Even #1 Pathways to Excellence fan Dr. Tom Tomberlin, who works for Truitt at the Department of Public Instruction, has admitted that the proposal is merit pay:

Tom Tomberlin:  I can't get away from the fact that, arguably this is...I mean we’re saying we’re going to pay people based on their skills and their performance.  [laughs]

That kind of is the definition of merit pay.

Let’s be real. This is not about definitions. It’s about messaging. And Superintendent Truitt is receiving messaging advice from Eckel and Vaughan, the firm that recommends those who are pushing Pathways to Excellence “always speak about the plan in a positive manner”:

Since early April, when the Pathways to Excellence proposal was presented to the State Board of Education, DPI has been deluged by negative feedback from educators who absolutely hate the idea.

Here are just a few examples:

When teachers first began objecting to being paid this way, Human Capital Roundtable and PEPSC subcommittee member Brenda Berg (whose day job is running the pro-business lobbying organization Best NC) immediately suggested the phrase ‘merit pay’ was problematic and referred to “extensive test messaging” of terms that had been done to determine what teachers would be comfortable with.

You can read that whole email chain here.
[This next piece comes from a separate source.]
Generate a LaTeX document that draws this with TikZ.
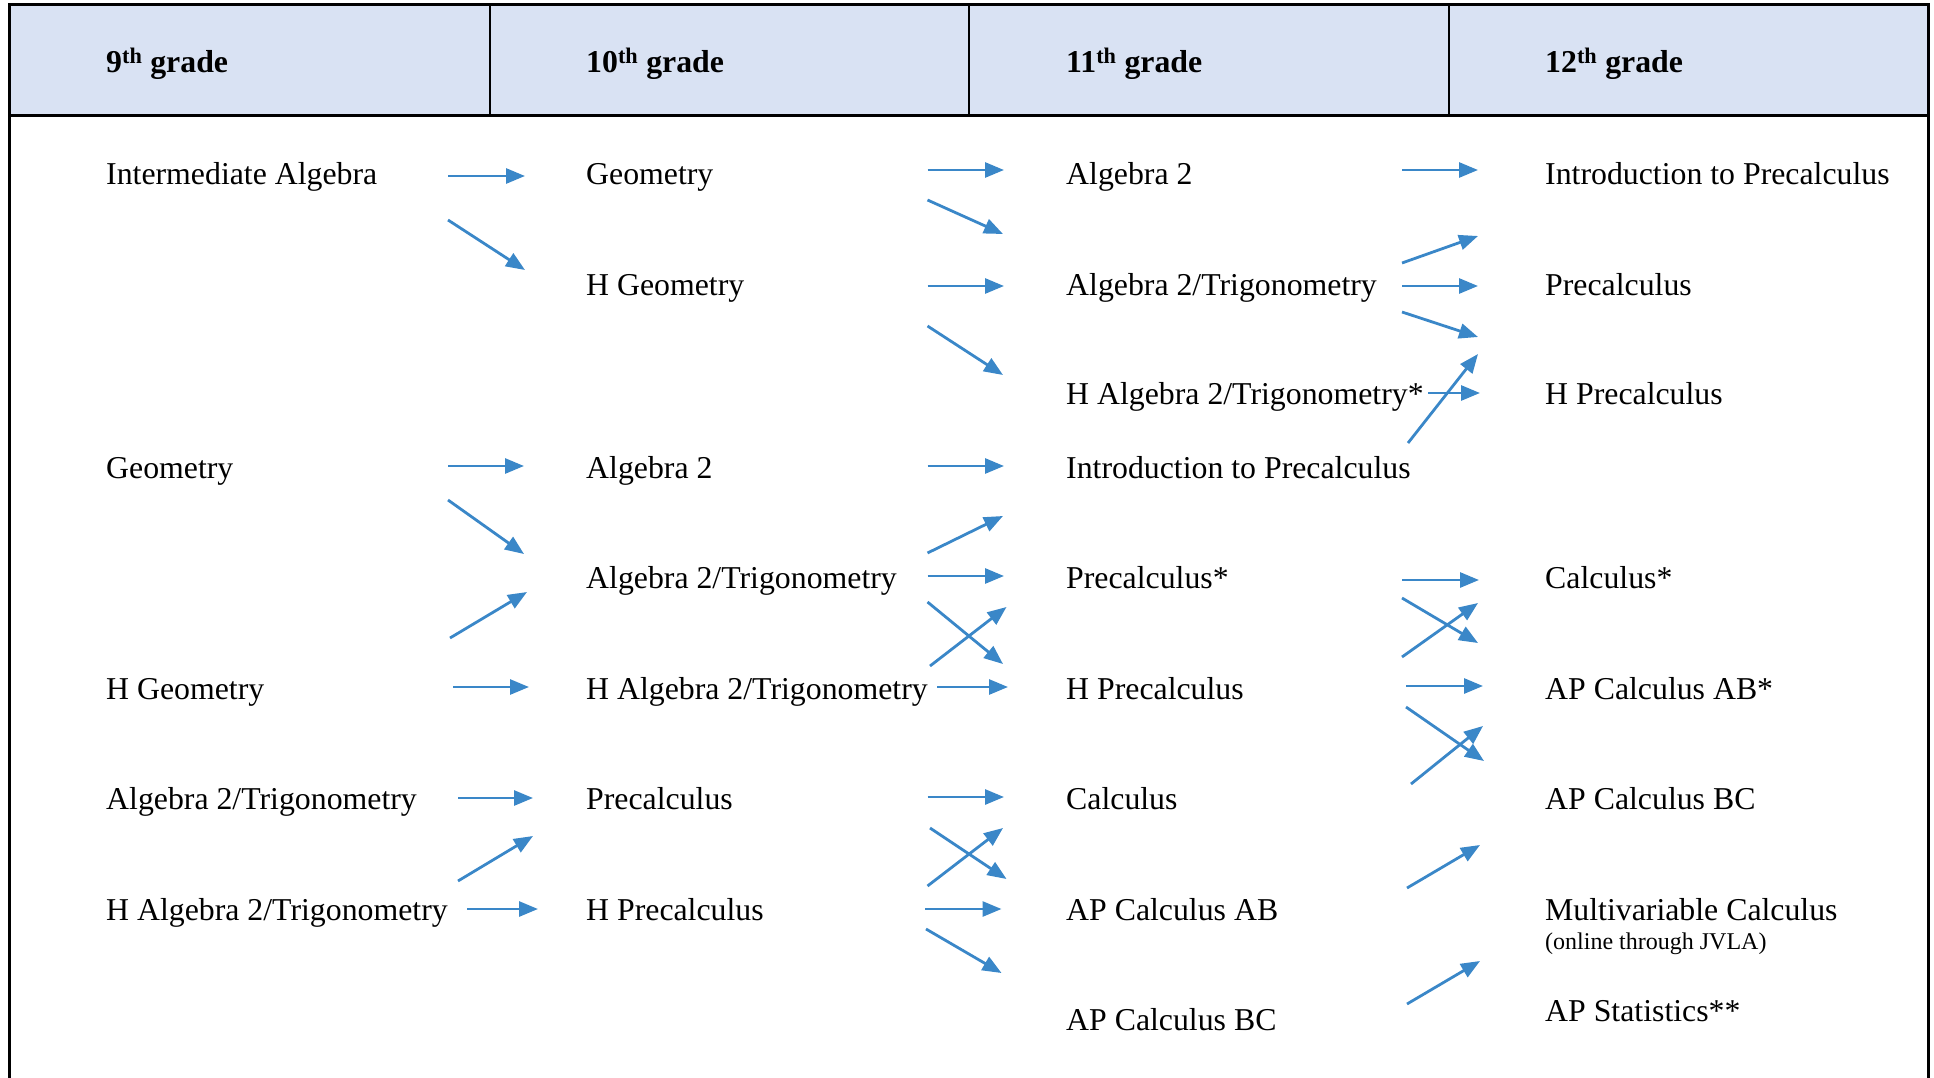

We need to be clear that any efforts to claim that this proposal isn’t merit pay are coming from a place of needing teachers to get on board with the Pathways to Excellence plan. It’s spin and nothing else.

Paying teachers based on standardized test results or subjective measures such as principal evaluations and student surveys is a bad idea.

No amount of creepy test messaging or amateurish gaslighting can change that.

3 thoughts on “NC superintendent denies that paying teachers based on their perceived merit is merit pay

  1. Just one more of the current Republican’s legislative leadership’s damnable plan to slowly kill public education in this state !! There is nothing honest or professional in this ridiculous plan, a clear indication of the educational stupidity of the current Republican leadership !!

  2. NO OTHER STATE is using this method of paying teachers this state is ranked 38th in the nation in education. Why are we trying to lead the way in how we compensate teachers. We are losing teachers right and left because of pay and uncompensated workload. There are 400 vacancies in CMS my district where I live that probably won’t be filled by the time school starts this fall. In short, there won’t be teachers to teach certain courses and the education of students in this district will be greatly hampered.
    My career was spent in the business world for 50 years and it seems that the State Board of Education is trying to follow the compensation method of business corporations. Just as you can’t run a particular government like a corporation for the government is accountable to the voters. You can not run a public school system like a corporation for it is like a government and is accountable to all of the people because we all pay for it. The totally inadequate notion that in new compensation system the teacher’s performance would be determined to some extent by surveys of their students, peers and, supervisors is ludicrous. That system does not even work in the business corporate world. Please name one entity in government, business, or education where this is a successful compensation model?
    The system that is in place now where teachers are compensated based on tenure and years experience is a good model that has worked for over a hundred years. Why would throw it out. Even in the business world a person with an MBA and has 15 years managerial experience makes a who lot more than a first year management associate who has a BS, or BA. It seems to me the purpose of this whole new proposed system is an excuse to pay teachers less and to hire teachers who have no degree or certification for the purpose of “dumbing down” of students who can not afford to go to private schools.

  3. And to further call into question her support of the plan, she very fervently dismisses the accountability model to measure schools and talks very negatively (and rightly so) about our current testing system, but yet supports basing teacher pay on these very systems she spoke out against in the interview. I’m confused.